The stock market has moved up over the past month, in line with seasonal expectations. However, one glaring signal continues to flash warning, and that's the interbank lending market.
The Libor OIS spread has increased from 32 bps a month ago to 37 basis points. And, the TED spread, above 45, is similarly high.
The EU bank solution has done little to ease funding risk at emerging eastern European countries. Hungarian 10 year yields spiked, reaching 8.64% amid a series of failed short-term liquidity offerings.
This makes Hungarian yields the highest since spring 2009. The Eastern bloc countries are significantly reliant on EU bank financing, and bank balance sheet deleveraging poses significant risk to their economies. So far, investor's don’t believe the EU's steps will support emerging market neighbors, and are voting with their feet. Until yields begin to retreat, investor's should expect the contagion to spread across weaker economies.
But, risk remains for developed nation debt too. EU measures have offered little help on yields. Italian 10 year yields remain above the ECB's comfort level, back over 7% today, despite significant ECB bond buying last week. Banks continue to unload sovereign exposure with the sovereigns the only remaining buyer.
France's 10-year bond yields are similarly rising, despite moves by French banks to reduce their holdings. France's 10-year yield has moved above resistance at 3.5%, which will likely spark additional selling and drive yields to 4% or higher. This will weigh further on French banks, forcing them to further unwind exposure.
Rising European bank deposits at the ECB is additional evidence of interbank illiquidity. Tuesday, EU banks parked 144.7 billion Euros overnight, up from 122.7 billion the prior night. Emergency lending is also increasing, rising to 2 billion Euros from 1.8 billion Euros the prior day.
While the U.S. exposure to Italy is fairly tame, rising rates in France pose a bigger risk. American bank exposure to Germany and France is estimated at as high as $1.2 trillion. And, U.S. money markets remain key sources of short term French bank funding. Any move from the U.S. markets to curb exposure to France could ripple European markets further.
Which suggests the bottom may not come until the strongest player in the EU is threatened. If this is the case, risk may not peak until Germany's debt spikes. If we do get to a point where French yields toe Germany's higher, Russia could find itself pressured, as Russia holds the third highest foreign currency reserves in the world, over half of which are Euros.

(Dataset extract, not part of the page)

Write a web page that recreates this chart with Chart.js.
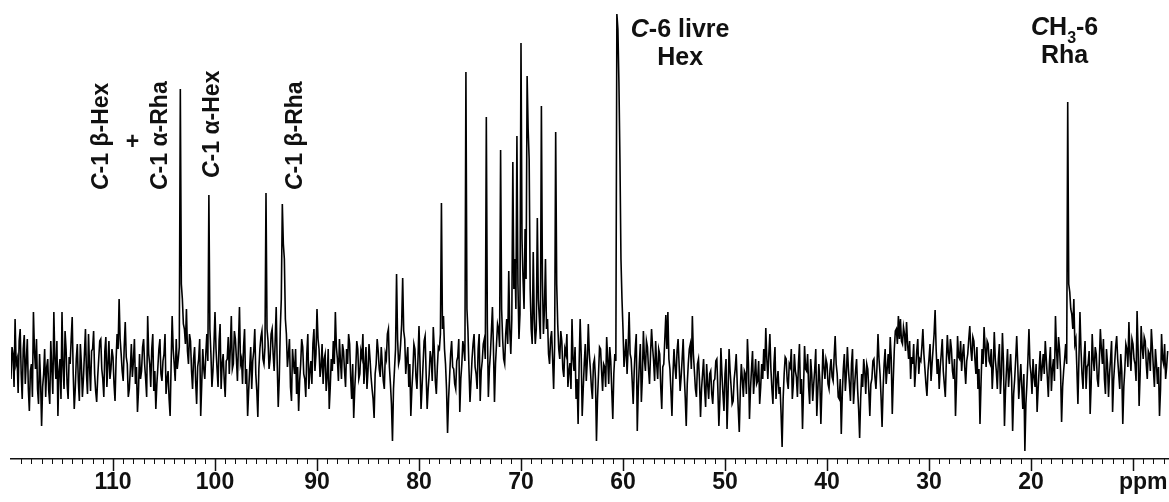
<!DOCTYPE html>
<html>
<head>
<meta charset="utf-8">
<title>13C NMR</title>
<script src="https://cdn.jsdelivr.net/npm/chart.js@4.4.3/dist/chart.umd.min.js"></script>
<style>
  html, body { margin: 0; padding: 0; background: #fff; }
  #wrap { width: 1169px; height: 502px; }
</style>
</head>
<body>
<div id="wrap"><canvas id="spec" width="1169" height="502"></canvas></div>
<script>
(function () {
  'use strict';

  // spectrum sampling: first point at 120.0 ppm, 0.1 ppm per point
  var SPEC_START = 120.0;
  var SPEC_STEP = 0.1;

  // intensities (arbitrary units), 40 points = 4 ppm per row
  var intensity = [
    80, 112, 105, 72, 140, 95, 100, 66, 118, 130, 85, 60, 110, 124, 75, 98, 120, 70, 48, 88, 95, 62, 147, 108, 90, 120, 70, 55, 105, 78, 33, 72, 85, 110, 62, 92, 100, 68, 55, 118,            // 120 - 116.1
    90, 65, 147, 100, 80, 118, 43, 88, 100, 60, 147, 92, 70, 128, 110, 75, 60, 102, 95, 120, 142, 85, 50, 70, 100, 115, 78, 58, 115, 95, 62, 80, 105, 130, 85, 65, 125, 92, 68, 108,           // 116 - 112.1
    110, 128, 85, 68, 57, 82, 100, 118, 120, 90, 80, 62, 108, 122, 72, 95, 118, 80, 90, 110, 102, 75, 58, 98, 125, 110, 160, 120, 105, 88, 78, 112, 137, 102, 95, 62, 70, 90, 115, 82,        // 112 - 108.1
    98, 120, 75, 92, 47, 68, 105, 80, 88, 112, 120, 95, 80, 62, 143, 105, 95, 72, 110, 125, 68, 88, 50, 75, 92, 110, 120, 85, 78, 98, 105, 125, 65, 80, 88, 60, 43, 95, 143, 110,             // 108 - 104.1
    95, 78, 120, 90, 100, 112, 370, 175, 160, 135, 130, 115, 150, 108, 95, 125, 118, 88, 70, 100, 112, 78, 55, 92, 100, 120, 43, 75, 110, 90, 80, 105, 125, 98, 264, 130, 105, 72, 88, 115,   // 104 - 100.1
    147, 110, 90, 72, 118, 135, 70, 95, 105, 80, 62, 98, 100, 122, 85, 110, 143, 90, 95, 128, 120, 100, 78, 115, 152, 95, 100, 75, 112, 130, 75, 90, 43, 68, 90, 112, 70, 98, 108, 130,       // 100 - 96.1
    85, 68, 42, 90, 110, 122, 128, 100, 95, 112, 266, 130, 118, 90, 100, 125, 130, 105, 88, 118, 152, 95, 52, 80, 130, 160, 255, 215, 200, 140, 125, 92, 105, 120, 72, 58, 110, 95, 85, 110,  // 96 - 92.1
    65, 92, 48, 78, 95, 120, 112, 85, 80, 62, 105, 125, 70, 88, 98, 75, 115, 130, 88, 105, 150, 120, 110, 82, 92, 115, 75, 100, 105, 68, 82, 110, 50, 72, 100, 88, 118, 95, 147, 112,         // 92 - 88.1
    100, 78, 120, 98, 80, 115, 108, 88, 72, 110, 95, 125, 115, 82, 60, 95, 41, 70, 90, 118, 110, 80, 85, 108, 102, 125, 75, 92, 112, 70, 88, 115, 100, 82, 70, 60, 41, 85, 95, 120,           // 88 - 84.1
    108, 90, 82, 112, 95, 78, 70, 105, 100, 125, 130, 92, 75, 55, 18, 70, 90, 110, 185, 120, 95, 100, 115, 135, 181, 128, 120, 85, 100, 112, 72, 95, 43, 70, 88, 115, 110, 82, 70, 100,       // 84 - 80.1
    133, 95, 50, 72, 95, 118, 123, 85, 50, 70, 85, 108, 100, 78, 132, 110, 78, 65, 92, 112, 110, 125, 256, 130, 143, 110, 95, 70, 26, 60, 82, 105, 118, 92, 90, 75, 70, 98, 102, 120,         // 80 - 76.1
    47, 80, 95, 118, 110, 98, 387, 150, 128, 90, 57, 78, 100, 115, 125, 92, 85, 70, 110, 125, 58, 88, 98, 115, 120, 100, 342, 135, 62, 90, 105, 128, 152, 110, 57, 95, 115, 135, 130, 112,    // 76 - 72.1
    309, 150, 120, 100, 95, 125, 140, 115, 188, 130, 105, 140, 297, 170, 200, 150, 323, 175, 120, 145, 416, 220, 180, 150, 230, 180, 383, 330, 300, 170, 130, 115, 207, 140, 115, 130, 241, 160, 140, 120, // 72 - 68.1
    353, 180, 125, 150, 200, 130, 140, 105, 95, 120, 128, 100, 70, 115, 327, 175, 135, 110, 100, 128, 118, 90, 82, 110, 105, 125, 72, 88, 96, 70, 140, 100, 88, 112, 60, 80, 35, 95, 140, 105, // 68 - 64.1
    43, 70, 95, 115, 78, 98, 135, 105, 90, 72, 60, 95, 100, 80, 18, 60, 85, 112, 110, 88, 68, 95, 92, 72, 122, 100, 75, 112, 98, 68, 40, 85, 105, 98, 445, 430, 377, 300, 200, 160,           // 64 - 60.1
    130, 92, 105, 120, 85, 110, 147, 105, 100, 78, 55, 88, 110, 125, 28, 70, 95, 115, 57, 82, 128, 100, 88, 118, 112, 90, 75, 105, 130, 112, 98, 78, 118, 95, 80, 110, 105, 72, 50, 92,        // 60 - 56.1
    95, 120, 144, 110, 147, 100, 90, 68, 43, 85, 110, 92, 80, 108, 120, 95, 68, 82, 100, 120, 85, 62, 33, 75, 95, 110, 115, 90, 143, 105, 88, 70, 62, 95, 100, 78, 42, 70, 85, 100,           // 56 - 52.1
    70, 52, 95, 75, 60, 85, 88, 65, 55, 78, 80, 98, 100, 70, 33, 60, 111, 85, 65, 48, 85, 100, 30, 65, 110, 88, 72, 55, 58, 80, 90, 105, 75, 50, 27, 68, 95, 80, 62, 88,                     // 52 - 48.1
    85, 65, 120, 95, 40, 70, 90, 108, 65, 82, 100, 75, 78, 98, 55, 72, 95, 80, 110, 88, 131, 100, 80, 105, 125, 90, 70, 55, 95, 112, 60, 78, 88, 65, 72, 45, 12, 60, 85, 102,                // 48 - 44.1
    100, 78, 70, 95, 92, 110, 60, 75, 105, 88, 82, 62, 95, 115, 65, 80, 30, 70, 113, 90, 88, 105, 72, 55, 100, 85, 58, 75, 90, 110, 43, 68, 95, 78, 35, 70, 110, 92, 80, 100,               // 44 - 40.1
    95, 75, 70, 90, 100, 82, 78, 102, 123, 95, 85, 62, 60, 80, 25, 65, 90, 105, 68, 85, 112, 90, 75, 58, 95, 110, 55, 72, 88, 100, 70, 50, 21, 60, 85, 72, 100, 88, 65, 95,                 // 40 - 36.1
    90, 68, 43, 75, 80, 98, 100, 82, 70, 92, 125, 100, 85, 62, 32, 70, 95, 110, 75, 90, 105, 85, 122, 100, 45, 80, 110, 128, 130, 115, 143, 120, 140, 118, 115, 132, 125, 108, 137, 115,     // 36 - 32.1
    100, 118, 80, 102, 95, 115, 72, 90, 108, 120, 85, 100, 98, 112, 130, 105, 90, 75, 63, 88, 100, 115, 78, 95, 110, 125, 149, 110, 85, 100, 70, 92, 105, 120, 88, 75, 62, 98, 124, 105,    // 32 - 28.1
    95, 120, 110, 88, 80, 100, 43, 78, 123, 102, 100, 118, 88, 105, 115, 92, 75, 98, 105, 120, 133, 110, 98, 122, 118, 100, 85, 112, 70, 90, 35, 75, 110, 95, 132, 112, 92, 118, 115, 98,     // 28 - 24.1
    95, 110, 70, 92, 127, 100, 88, 70, 100, 115, 65, 85, 126, 98, 33, 68, 90, 110, 72, 88, 105, 80, 28, 65, 80, 100, 123, 95, 60, 78, 95, 72, 50, 85, 8, 55, 75, 100, 130, 95,              // 24 - 20.1
    85, 65, 100, 82, 72, 95, 47, 70, 90, 108, 78, 92, 105, 85, 118, 100, 82, 62, 95, 112, 68, 90, 100, 78, 143, 110, 90, 122, 110, 88, 37, 72, 88, 100, 115, 95, 357, 175, 167, 150,          // 20 - 16.1
    145, 130, 160, 115, 120, 90, 55, 100, 147, 110, 85, 70, 100, 118, 70, 92, 95, 108, 45, 75, 125, 100, 88, 112, 105, 80, 72, 98, 130, 110, 95, 120, 80, 65, 110, 95, 62, 85, 100, 118,     // 16 - 12.1
    47, 78, 95, 112, 123, 100, 85, 70, 105, 88, 35, 72, 90, 115, 110, 92, 137, 105, 88, 120, 115, 100, 95, 78, 148, 110, 53, 85, 133, 112, 100, 122, 118, 95, 80, 108, 105, 88, 130, 112,     // 12 - 8.1
    90, 72, 110, 95, 75, 92, 43, 70, 125, 100, 95, 115, 80, 92, 108                                                                                                                       // 8 - 6.6
  ];

  var TICK_VALUES = [110, 100, 90, 80, 70, 60, 50, 40, 30, 20];
  var UNIT_LABEL = 'ppm';

  var FONT = "'Liberation Sans', Arial, Helvetica, sans-serif";

  // peak assignments
  var VERTICAL_LABELS = [
    { ppm: 110.5, bottom: 190, runs: [{ t: 'C', italic: true }, { t: '-1 \u03B2-Hex' }] },
    { ppm: 104.7, bottom: 190, runs: [{ t: 'C', italic: true }, { t: '-1 \u03B1-Rha' }] },
    { ppm: 99.6,  bottom: 178, runs: [{ t: 'C', italic: true }, { t: '-1 \u03B1-Hex' }] },
    { ppm: 91.5,  bottom: 190, runs: [{ t: 'C', italic: true }, { t: '-1 \u03B2-Rha' }] }
  ];
  var PLUS_LABEL = { ppm: 108.1, y: 143 };
  var STACKED_LABELS = [
    { ppm: 54.4, lines: [
      { y: 37, runs: [{ t: 'C', italic: true }, { t: '-6 livre' }] },
      { y: 65, runs: [{ t: 'Hex' }] }
    ] },
    { ppm: 16.7, lines: [
      { y: 35, runs: [{ t: 'C', italic: true }, { t: 'H' }, { t: '3', sub: true }, { t: '-6' }] },
      { y: 63, runs: [{ t: 'Rha' }] }
    ] }
  ];

  var points = intensity.map(function (v, i) {
    return { x: +(SPEC_START - i * SPEC_STEP).toFixed(1), y: v };
  });

  function runFont(r, size) {
    return (r.italic ? 'italic ' : '') + 'bold ' + Math.round(r.sub ? size * 0.62 : size) + 'px ' + FONT;
  }

  function drawRuns(ctx, runs, x, y, size, align) {
    var widths = runs.map(function (r) {
      ctx.font = runFont(r, size);
      return ctx.measureText(r.t).width;
    });
    var total = widths.reduce(function (a, b) { return a + b; }, 0);
    var cx = align === 'center' ? x - total / 2 : x;
    ctx.textAlign = 'left';
    ctx.textBaseline = 'alphabetic';
    runs.forEach(function (r, k) {
      ctx.font = runFont(r, size);
      ctx.fillText(r.t, cx, y + (r.sub ? size * 0.3 : 0));
      cx += widths[k];
    });
  }

  var annotate = {
    id: 'annotate',
    afterDraw: function (chart) {
      var ctx = chart.ctx;
      var xs = chart.scales.x;
      ctx.save();
      ctx.fillStyle = '#111';

      VERTICAL_LABELS.forEach(function (l) {
        ctx.save();
        ctx.translate(xs.getPixelForValue(l.ppm), l.bottom);
        ctx.rotate(-Math.PI / 2);
        drawRuns(ctx, l.runs, 0, 0, 23, 'left');
        ctx.restore();
      });

      ctx.font = 'bold 23px ' + FONT;
      ctx.textAlign = 'center';
      ctx.textBaseline = 'middle';
      ctx.fillText('+', xs.getPixelForValue(PLUS_LABEL.ppm), PLUS_LABEL.y);

      STACKED_LABELS.forEach(function (l) {
        var px = xs.getPixelForValue(l.ppm);
        l.lines.forEach(function (ln) { drawRuns(ctx, ln.runs, px, ln.y, 25, 'center'); });
      });

      // minor ticks every 1 ppm, major every 10
      ctx.strokeStyle = '#111';
      for (var p = Math.ceil(xs.min); p <= Math.floor(xs.max) - 1; p++) {
        var tx = Math.round(xs.getPixelForValue(p)) + 0.5;
        var major = p % 10 === 0;
        ctx.lineWidth = major ? 1.5 : 1;
        ctx.beginPath();
        ctx.moveTo(tx, xs.top);
        ctx.lineTo(tx, xs.top + (major ? 12 : 5));
        ctx.stroke();
      }

      ctx.font = 'bold 23px ' + FONT;
      ctx.textAlign = 'center';
      ctx.textBaseline = 'middle';
      ctx.fillText(UNIT_LABEL, xs.getPixelForValue(9), xs.top + 24);
      ctx.restore();
    }
  };

  new Chart(document.getElementById('spec'), {
    type: 'line',
    data: {
      datasets: [{
        data: points,
        borderColor: '#000',
        borderWidth: 1.6,
        pointRadius: 0,
        tension: 0,
        fill: false
      }]
    },
    options: {
      responsive: false,
      animation: false,
      devicePixelRatio: 1,
      layout: { padding: { left: 11, right: 0, top: 9, bottom: 0 } },
      plugins: { legend: { display: false }, tooltip: { enabled: false } },
      scales: {
        x: {
          type: 'linear',
          reverse: true,
          min: 6.47,
          max: 120,
          afterBuildTicks: function (scale) {
            scale.ticks = TICK_VALUES.map(function (v) { return { value: v }; });
          },
          afterFit: function (scale) { scale.height = 43; },
          grid: { display: false, drawTicks: false },
          border: { display: true, color: '#111', width: 1.5 },
          ticks: {
            autoSkip: false,
            maxRotation: 0,
            padding: 10,
            color: '#111',
            font: { family: FONT, size: 23, weight: 'bold' }
          }
        },
        y: {
          display: false,
          min: 0,
          max: 450
        }
      }
    },
    plugins: [annotate]
  });
})();
</script>
</body>
</html>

Russia's saving grace remains high oil prices, which have helped the country grow 4.1% this year. But, clearly slowing economies in Europe, which rely heavily on Russian commodities, pose risk to Russia given they account for some 40% of Russia's budget revenue. Russian Ural crude prices have dropped in each of the past two quarters, and industrial production, while still a strong 3.9% in September, has been slowing.
So, while equity markets have moved higher this past month, the credit markets are still flashing caution. For investors, booking gains from recent moves makes sense. After all, the markets tendency to punish greed remains in tact. For those investing overseas, the risk is much higher, particularly given short selling bloodlust.